Technical information
- Licensing authority: FCC
- Facility ID: 35711
- Class: C1
- ERP: 82,000 watts
- HAAT: 938 ft (286 m)
- Transmitter coordinates: 32°15′36″N 94°57′03″W﻿ / ﻿32.259889°N 94.950778°W

Links
- Public license information: Public file; LMS;
- Website: mix931fm.com

= KTYL-FM =

KTYL-FM (93.1 MHz) is a Townsquare Media radio station, licensed to Tyler, Texas, serving the Tyler, Texas metropolitan statistical area with a top 40 format. KTYL operates with an ERP of 82 kW from a transmitter site near Overton in western Rusk County, its tudios are located on Brookside Drive in south Tyler in a building shared with Townsquare's other Tyler stations.

==History==
=== KSLT – Tyler's first FM station ===
The initial construction permit for 93.1 was issued by the FCC on February 1, 1961, to Oil Center Broadcasting Company, owned by L.S. Torrans and Bryan L. Scott of Tyler. Construction of the station was completed by June of that year. Scott noted that the music broadcast by the station would include "everything that has withstood the test of time", which did not include rock and roll. The station was on the air by June 29. It originally operated with 5 kW of power from between the hours 10 a.m. to 10 p.m. daily.

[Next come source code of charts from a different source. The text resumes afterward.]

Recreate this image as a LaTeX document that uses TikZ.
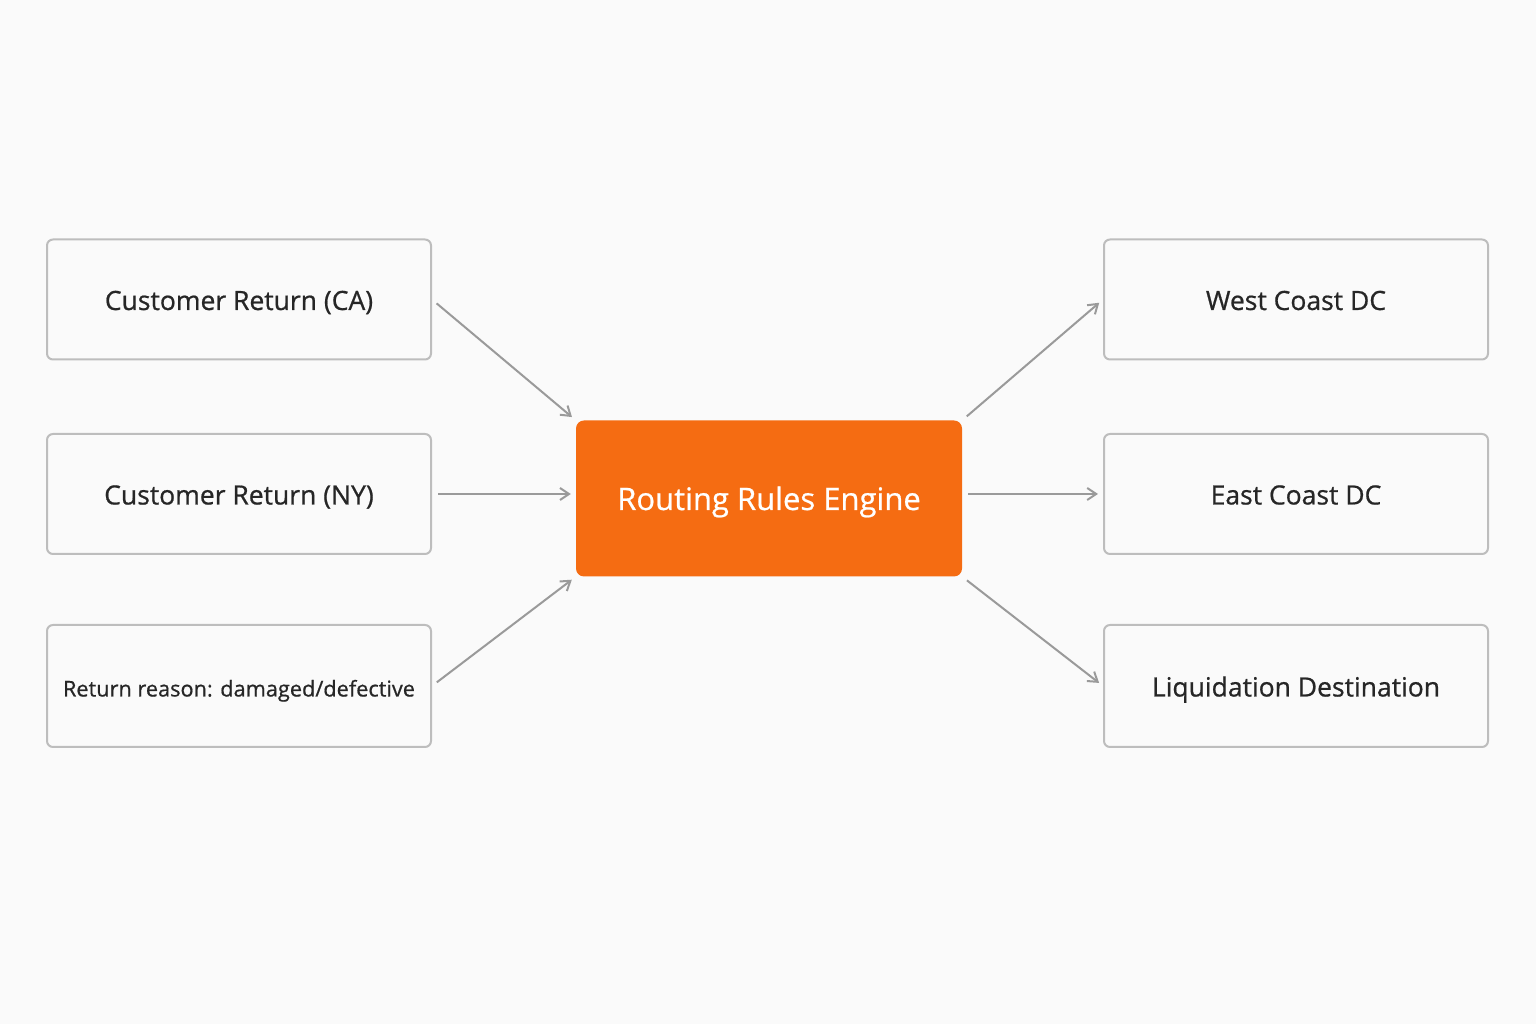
\documentclass[tikz,border=0pt]{standalone}
\usepackage{fontspec}
\setmainfont{Open Sans}[BoldFont=Open Sans,BoldFeatures={FakeBold=0.7}]
\usepackage{graphicx}
\usetikzlibrary{arrows.meta}
\definecolor{bg}{HTML}{FAFAFA}
\definecolor{bord}{HTML}{BDBDBD}
\definecolor{eng}{HTML}{F56C12}
\definecolor{arr}{HTML}{9A9A9A}
\definecolor{txt}{HTML}{262626}
\newcommand{\lowtxt}[1]{\raisebox{-10.5pt}[0pt][0pt]{#1}}
\begin{document}
\begin{tikzpicture}[x=1pt,y=1pt,
  box/.style={draw=bord,line width=2pt,rounded corners=6pt,fill=bg,minimum width=384pt,minimum height=120pt,text=txt,font=\fontsize{26.5}{30}\selectfont\bfseries},
  engbox/.style={fill=eng,rounded corners=8pt,minimum width=386pt,minimum height=156pt,text=white,font=\fontsize{31}{36}\selectfont\bfseries},
  conn/.style={draw=arr,line width=2pt,-{Straight Barb[length=9pt,width=12pt,line width=2pt]},shorten <=6pt,shorten >=5pt}]
\fill[bg] (0,0) rectangle (1536,1024);
\useasboundingbox (0,0) rectangle (1536,1024);
\node[box] (ca) at (239,724.5) {\lowtxt{Customer Return (CA)}};
\node[box] (ny) at (239,530) {\lowtxt{Customer Return (NY)}};
\node[box,minimum height=122pt] (dm) at (239,338) {\lowtxt{\resizebox{352pt}{!}{Return reason: damaged/defective}}};
\node[engbox] (en) at (769,525.5) {\raisebox{-11.5pt}[0pt][0pt]{Routing Rules Engine}};
\node[box] (wc) at (1296,724.5) {\lowtxt{West Coast DC}};
\node[box] (ec) at (1296,530) {\lowtxt{East Coast DC}};
\node[box,minimum height=122pt] (lq) at (1296,338) {\lowtxt{Liquidation Destination}};
\draw[conn] (ca.east) -- (en.north west);
\draw[conn] (ny.east) -- (en.west |- ny.east);
\draw[conn] (dm.east) -- (en.south west);
\draw[conn] (en.north east) -- (wc.west);
\draw[conn] (en.east |- ec.west) -- (ec.west);
\draw[conn] (en.south east) -- (lq.west);
\end{tikzpicture}
\end{document}
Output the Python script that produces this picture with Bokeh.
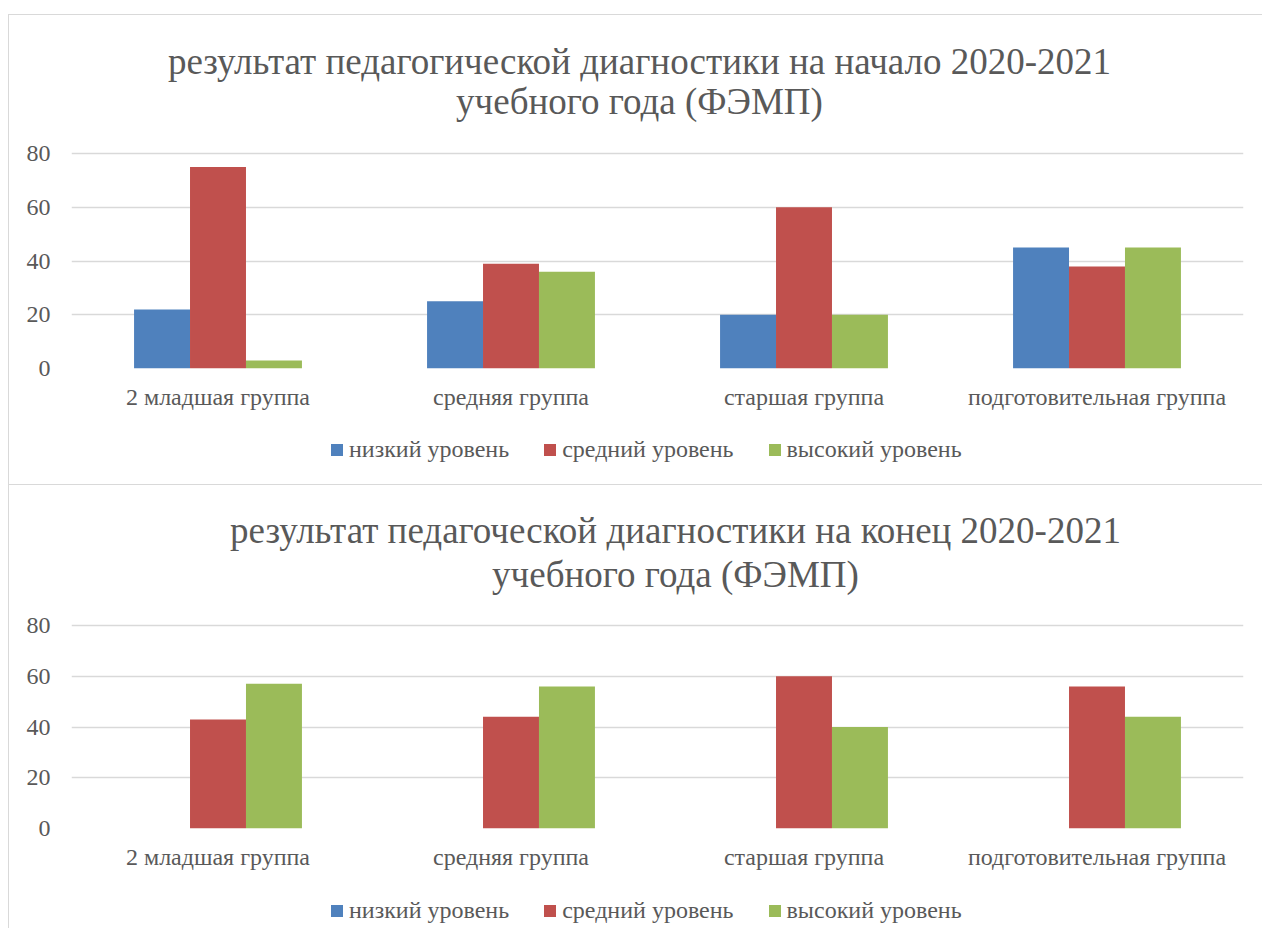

KTYL featured an adult contemporary (AC) format from the 1980s until 1999. In 1999, KTYL switched from AC Lite 93.1 to rhythmic oldies as Jammin' 93.1. This format lasted until November 2001, when KTYL started playing Christmas music. At midnight December 26, 2001, KTYL switched to Hot Adult Contemporary (Hot AC) music as Mix 93.1. The first song on Mix 93.1 was "Jump" by Van Halen. The "Mix" name was previously carried by sister Top 40 (CHR), KISX as Mix 107.3. KISX re-launched as Kiss 107FM prior to the launch of the Mix 93.1.

In the late 2010's, following format changes at numerous other Top 40 stations within the Tyler/Longview market leaving a format hole, KTYL gradually shifted towards a Top 40 music direction.